Oh yea and if five companies in the supply chain pay 5% of their gross then it's 25% "cascading" tax...
But that's only true if each company's full expenses are for supplies from the next company in line without adding any of it's own value. If each company's output is made up of 40% bought from the last step in line and 60% from its own labor and profits, then your 5%/level compliance cost adds up to 5 + 5*0.4 + 5*0.4*0.4 + 5*0.4*0.4*0.4 + 5*0.4*0.4*0.4*0.4 = 8.25%. Carried out to an infinite number of levels you reach a limit of 5% / (1-0.4) = 8.33%. Pick different values for single level compliance costs and pass through from one level to the next and you get a different final value.

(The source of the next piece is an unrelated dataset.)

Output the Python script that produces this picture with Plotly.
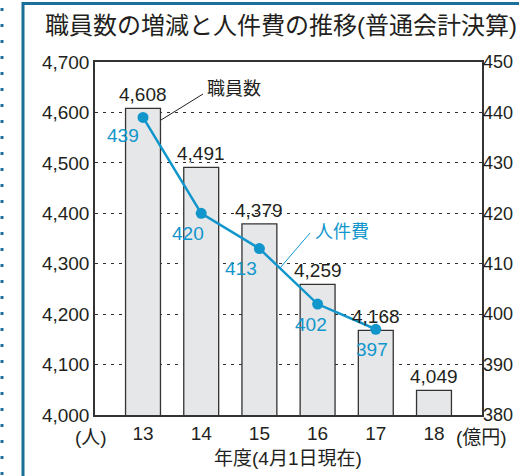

If you really want to know and aren't just yanking our chain, go to http://www.fairtaxvolunteer.org/smart/tax_system.html and look at the very bottom Table 2.
Sorry, DC, the 2005 budget for the IRS is $10 Billion. It only FEELS like a trillion.
I'm not so sure about that. If THK buys a diamond-studded collar for her lapdog today she would pay $X. $X includes the 20-25% imbedded tax. She also does not pay much in income tax (because of the tax-free investments).
With the fairtax, if she buys the same diamond-studded collar for poodleboy, she would still pay $X because prices would not rise according to boortz/linder. But this time there is a 23% sales tax imbedded into the cost. She still pays no income tax.
She is no better or worse off than before.
The annual budget for the IRS is $10 Billion, for 2005. Per the IRS website.
Don't be complacent. Write your elected officials. They need to know the grassroots supports this. I wrote mine yesterday.